Question

Each roller under a conveyor belt has a radius of 0.5 meters. the rollers turn at a rate of 30 revolutions per minute. what is the linear velocity of the conveyor belt?

Answer 1

distance in a minute=0.5 times 30=15 meters
distance in a second=15 divided by 60=0.25 meters per second
hope it helps

Answer 2

The linear velocity of the conveyor belt is v=0.25 m/s.

Step-by-step explanation:

In a circular motion, the tangential velocity can be written as

`v_(t)=r\omega`

where r is the radius of the circle, and ω is the angular velocity.
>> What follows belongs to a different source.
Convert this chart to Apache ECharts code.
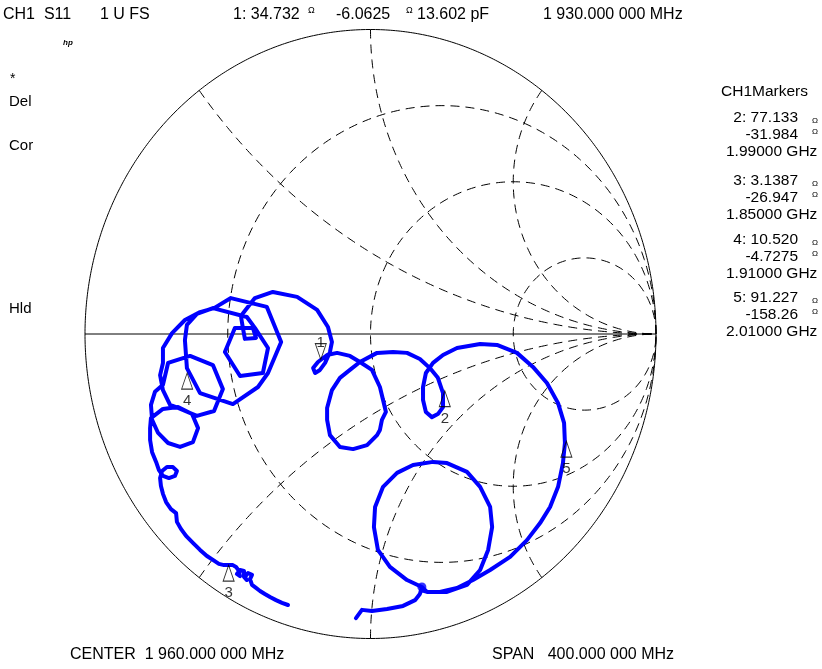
<!DOCTYPE html>
<html><head><meta charset="utf-8">
<script src="https://cdn.jsdelivr.net/npm/echarts@6/dist/echarts.min.js"></script>
<style>html,body{margin:0;padding:0;background:#fff;}#c{width:822px;height:669px;}</style>
</head><body><div id="c"></div>
<script>
const traceRe = [
-0.289,-0.310,-0.331,-0.352,-0.370,-0.387,-0.401,-0.415,-0.422,-0.415,-0.429,-0.440,-0.433,-0.443,-0.443,-0.457,-0.468,-0.457,-0.461,-0.471,
-0.482,-0.492,-0.513,-0.531,-0.552,-0.573,-0.597,-0.622,-0.646,-0.664,-0.678,-0.681,-0.699,-0.716,-0.727,-0.734,-0.737,-0.730,-0.713,-0.692,
-0.678,-0.685,-0.706,-0.727,-0.741,-0.751,-0.765,-0.772,-0.772,-0.769,
-0.727,-0.674,-0.625,-0.604,-0.622,-0.667,-0.709,-0.744,-0.765,-0.769,-0.755,-0.727,-0.709,-0.632,-0.552,-0.517,-0.548,-0.608,-0.674,-0.702,
-0.727,-0.737,-0.727,-0.727,-0.695,-0.650,-0.597,-0.548,-0.489,-0.363,-0.313,-0.359,-0.394,-0.482,-0.597,-0.643,-0.650,-0.643,-0.608,-0.552,
-0.433,-0.405,-0.359,-0.377,-0.457,-0.510,-0.475,-0.412,-0.401,-0.440,-0.447,-0.454,-0.405,-0.342,-0.257,
-0.187,-0.149,-0.135,-0.142,-0.159,-0.177,-0.194,-0.201,-0.184,-0.152,-0.117,-0.072,-0.037,
0.005,0.033,0.044,0.054,0.040,0.033,0.023,-0.012,-0.061,-0.107,-0.142,-0.152,-0.152,-0.135,-0.107,-0.072,-0.037,0.023,0.079,0.128,
0.173,0.208,0.236,0.254,0.254,0.236,0.215,0.194,0.184,0.184,0.194,0.219,0.254,0.303,0.384,0.443,0.513,0.569,0.618,0.657,
0.678,0.681,0.674,0.657,0.629,0.594,0.548,0.489,0.419,0.359,0.303,0.243,0.198,0.180,
0.128,0.068,0.026,0.012,0.016,0.044,0.093,0.149,0.219,0.268,0.338,0.384,0.419,0.426,0.412,0.384,0.338,0.268,0.198,0.177,
0.173,0.156,0.114,0.058,0.005,-0.030,-0.051
];
const traceIm = [
-0.890,-0.883,-0.874,-0.864,-0.854,-0.844,-0.834,-0.824,-0.805,-0.791,-0.785,-0.798,-0.808,-0.798,-0.778,-0.775,-0.788,-0.795,-0.778,-0.765,
-0.759,-0.759,-0.759,-0.755,-0.742,-0.729,-0.709,-0.686,-0.663,-0.640,-0.617,-0.588,-0.575,-0.552,-0.525,-0.499,-0.473,-0.450,-0.437,-0.437,
-0.450,-0.466,-0.473,-0.466,-0.447,-0.420,-0.388,-0.348,-0.309,-0.276,
-0.246,-0.240,-0.263,-0.309,-0.355,-0.371,-0.358,-0.325,-0.282,-0.233,-0.190,-0.167,-0.095,-0.072,-0.102,-0.181,-0.253,-0.269,-0.243,-0.233,
-0.184,-0.135,-0.095,-0.046,0.003,0.046,0.072,0.085,0.118,0.089,-0.026,-0.128,-0.174,-0.230,-0.194,-0.112,-0.020,0.030,0.066,0.085,
0.056,0.020,-0.046,-0.128,-0.138,-0.059,0.020,0.020,-0.013,-0.016,0.020,0.059,0.118,0.138,0.122,
0.079,0.023,-0.026,-0.059,-0.095,-0.118,-0.128,-0.112,-0.092,-0.069,-0.062,-0.072,-0.092,
-0.118,-0.174,-0.217,-0.256,-0.282,-0.315,-0.332,-0.365,-0.378,-0.371,-0.332,-0.282,-0.243,-0.184,-0.144,-0.118,-0.092,-0.062,-0.059,-0.062,
-0.082,-0.112,-0.144,-0.194,-0.240,-0.263,-0.273,-0.256,-0.217,-0.174,-0.128,-0.095,-0.069,-0.046,-0.033,-0.036,-0.062,-0.108,-0.161,-0.227,
-0.292,-0.358,-0.424,-0.502,-0.568,-0.621,-0.677,-0.732,-0.775,-0.808,-0.834,-0.847,-0.847,-0.831,
-0.808,-0.765,-0.709,-0.634,-0.568,-0.502,-0.456,-0.430,-0.420,-0.424,-0.453,-0.502,-0.568,-0.634,-0.709,-0.775,-0.824,-0.847,-0.847,-0.841,
-0.854,-0.874,-0.893,-0.903,-0.910,-0.906,-0.933
];
const knotIndex = 171;

// markers (ohms)
const markerIds = [1, 2, 3, 4, 5];
const markerR = [34.732, 77.133, 3.1387, 10.520, 91.227];
const markerX = [-6.0625, -31.984, -26.947, -4.7275, -158.26];
const markerFreq = ['1.93000', '1.99000', '1.85000', '1.91000', '2.01000'];
const Z0 = 50;

// Smith grid
const gridR = [1/3, 1, 3];
const gridX = [0.5, 1, 2, -0.5, -1, -2];

// annotation text
const headerTexts = ['CH1  S11', '1 U FS', '1: 34.732', '-6.0625', '13.602 pF', '1 930.000 000 MHz'];
const headerX = [3, 100, 233, 336, 417, 543];
const sideTexts = ['*', 'Del', 'Cor', 'Hld'];
const sideY = [79, 102, 146, 309];
const footerTexts = ['CENTER  1 960.000 000 MHz', 'SPAN   400.000 000 MHz'];
const footerX = [70, 492];
const panelY = [118, 181, 240, 298];

const FONT = '"Liberation Sans", Arial, sans-serif';

function gammaOf(R, X) {
  const r = R / Z0, x = X / Z0;
  const d = (r + 1) * (r + 1) + x * x;
  return [(r * r - 1 + x * x) / d, 2 * x / d];
}
function rCircle(r) {
  const c = r / (1 + r), rad = 1 / (1 + r), pts = [];
  for (let i = 0; i <= 720; i++) { const t = i * Math.PI / 360; pts.push([c + rad * Math.cos(t), rad * Math.sin(t)]); }
  return pts;
}
function xArc(x) {
  const ax = Math.abs(x), s = Math.sign(x), R = 1 / ax;
  let a0 = Math.atan2((ax * ax - 1) / (ax * ax + 1), -2 * ax / (ax * ax + 1));
  if (a0 < 0) a0 += 2 * Math.PI;
  const a1 = 1.5 * Math.PI, pts = [];
  for (let i = 0; i <= 400; i++) { const a = a0 + (a1 - a0) * i / 400; pts.push([1 + R * Math.cos(a), s * (R + R * Math.sin(a))]); }
  return pts;
}
function txt(s, x, y, font, align) {
  return { type: 'text', x: x, y: y, silent: true, z: 10,
    style: { text: s, font: font, fill: '#000', textAlign: align || 'left', textVerticalAlign: 'middle' } };
}

const series = [];
const dashStyle = { color: '#000', width: 1, type: [9, 6] };
series.push({ type: 'line', data: rCircle(0), showSymbol: false, silent: true, clip: false, z: 1,
  lineStyle: { color: '#000', width: 1 } });
series.push({ type: 'line', data: [[-1, 0], [1, 0]], showSymbol: false, silent: true, clip: false, z: 1,
  lineStyle: { color: '#000', width: 1 } });
gridR.forEach(r => series.push({ type: 'line', data: rCircle(r), showSymbol: false, silent: true, clip: false, z: 1, lineStyle: dashStyle }));
gridX.forEach(x => series.push({ type: 'line', data: xArc(x), showSymbol: false, silent: true, clip: false, z: 1, lineStyle: dashStyle }));

series.push({ type: 'line', data: traceRe.map((v, i) => [v, traceIm[i]]), showSymbol: false, silent: true, clip: false, z: 3,
  lineStyle: { color: '#0000ff', width: 4, join: 'round', cap: 'round' } });
series.push({ type: 'scatter', data: [[traceRe[knotIndex], traceIm[knotIndex]]], symbolSize: 9, silent: true, z: 3,
  itemStyle: { color: '#0000ff' } });

const mk = markerIds.map((id, i) => gammaOf(markerR[i], markerX[i]));
series.push({ type: 'scatter', symbol: 'triangle', symbolSize: [11, 16], silent: true, z: 5,
  itemStyle: { color: 'rgba(255,255,255,0)', borderColor: '#000', borderWidth: 1 },
  data: markerIds.map((id, i) => ({ value: mk[i], symbolRotate: id === 1 ? 180 : 0, symbolOffset: [0, id === 1 ? -8 : 8] })) });
series.push({ type: 'scatter', symbolSize: 1, silent: true, z: 5, itemStyle: { color: 'rgba(0,0,0,0)' },
  data: markerIds.map((id, i) => ({ value: mk[i],
    label: { show: true, position: 'inside', formatter: String(id), offset: [0, id === 1 ? -17 : 28],
      color: '#000', fontSize: 15, fontFamily: FONT } })) });

const graphics = [];
headerTexts.forEach((s, i) => graphics.push(txt(s, headerX[i], 15, '16px ' + FONT)));
graphics.push(txt('Ω', 308, 11, '9px ' + FONT));
graphics.push(txt('Ω', 406, 11, '9px ' + FONT));
graphics.push(txt('hp', 63, 43, 'italic bold 8px ' + FONT));
sideTexts.forEach((s, i) => graphics.push(txt(s, i === 0 ? 10 : 9, sideY[i], (i === 0 ? '14px ' : '15px ') + FONT)));
footerTexts.forEach((s, i) => graphics.push(txt(s, footerX[i], 655, '16px ' + FONT)));
graphics.push(txt('CH1Markers', 721, 92, '15.5px ' + FONT));
markerIds.forEach((id, i) => {
  if (id === 1) return;
  const y0 = panelY[i - 1];
  graphics.push(txt(id + ': ' + markerR[i].toPrecision(5), 798, y0, '15.5px ' + FONT, 'right'));
  graphics.push(txt(markerX[i].toPrecision(5), 798, y0 + 17, '15.5px ' + FONT, 'right'));
  graphics.push(txt(markerFreq[i] + ' GHz', 726, y0 + 34, '15.5px ' + FONT));
  graphics.push(txt('Ω', 812, y0 + 3, '8px ' + FONT));
  graphics.push(txt('Ω', 812, y0 + 14, '8px ' + FONT));
});

const chart = echarts.init(document.getElementById('c'));
chart.setOption({
  animation: false,
  backgroundColor: '#fff',
  grid: { left: 85, top: 29.5, width: 571, height: 609 },
  xAxis: { type: 'value', min: -1, max: 1, show: false },
  yAxis: { type: 'value', min: -1, max: 1, show: false },
  series: series,
  graphic: graphics
});
</script></body></html>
In this case, we were given some data: the radius r=0.5 meters, and the revolutions per minute of the rollers. The first thing we have to do is to calculate ω with the proper units, which is rad/second, using the given revolutions per minute, so

`\omega=30(rev)/(min)*(2\pi rad)/(1rev)*(1 min)/(60 s)=\pi (rad)/(s)`

because in 1 minute, there are 60 seconds, and in 1 revolution, there are 2π rad.

Now, we can calculate the answer:

`v_(t)=r\omega=(1)/(2)m*\pi (rad)/(s)=(1)/(2)m*(1)/(2)(1)/(s)=(1)/(4)(m)/(s)`

in which we had to convert rad/s to Hz (or 1/s), knowing that 2πrad=1Hz.

Therefore, the answer is v=0.25 m/s.